When considering a mortgage, understanding the eligibility requirements set by lenders in the United States is crucial for prospective homebuyers. Each lender may have specific criteria, but several common requirements are generally observed across the industry.

Credit Score

The credit score is a significant factor in determining mortgage eligibility. Typically, lenders prefer a minimum credit score of 620 for conventional loans, although some government-backed loans, like FHA loans, can be available with lower scores. Maintaining a good credit score can also help you secure a better interest rate.

Income Verification

Lenders require proof of stable and sufficient income to ensure you can make monthly mortgage payments. This involves submitting recent pay stubs, tax returns, and possibly bank statements. Most lenders look for a debt-to-income (DTI) ratio of 43% or lower, including all monthly debts.

Employment History

Stable employment history is another key requirement. Lenders prefer borrowers with at least two years of consistent employment in the same field. If you have changed jobs frequently, be prepared to explain the reasons to your lender.

Down Payment

The down payment is often a decisive factor in eligibility. Depending on the type of loan, down payment requirements can vary significantly. Conventional loans typically require at least 3% down, while FHA loans may require as little as 3.5%. Larger down payments can lower monthly mortgage payments and improve chances of loan approval.

Loan-to-Value Ratio

The loan-to-value (LTV) ratio compares the amount borrowed to the appraised value of the property. Most lenders prefer an LTV of 80% or lower, meaning you should ideally have at least 20% equity in the property. Higher LTV ratios may result in private mortgage insurance (PMI), increasing overall loan costs.

Property Appraisal

An appraisal of the property you wish to purchase is a standard requirement.
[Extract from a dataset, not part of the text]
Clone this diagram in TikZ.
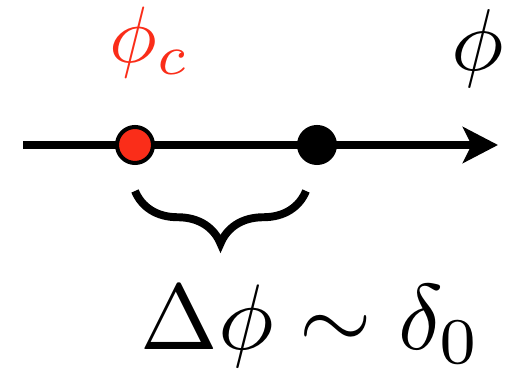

Lenders want to ensure that the property's value aligns with the loan amount. A lower appraisal can lead to loan denial or a request for additional down payment.

Documentation

Thorough documentation is essential for loan approval. Be prepared to provide the following:

  • Government-issued ID
  • Social Security number
  • Proof of income
  • Bank statements
  • Any additional financial documents requested by the lender

Final Thoughts

Understanding the mortgage lender eligibility requirements in the United States is vital for potential homebuyers. While these criteria can vary between lenders, having a good credit score, stable income, and adequate documentation can significantly enhance your chances of securing a mortgage. Always check with your chosen lender for specific requirements to ensure a smooth application process.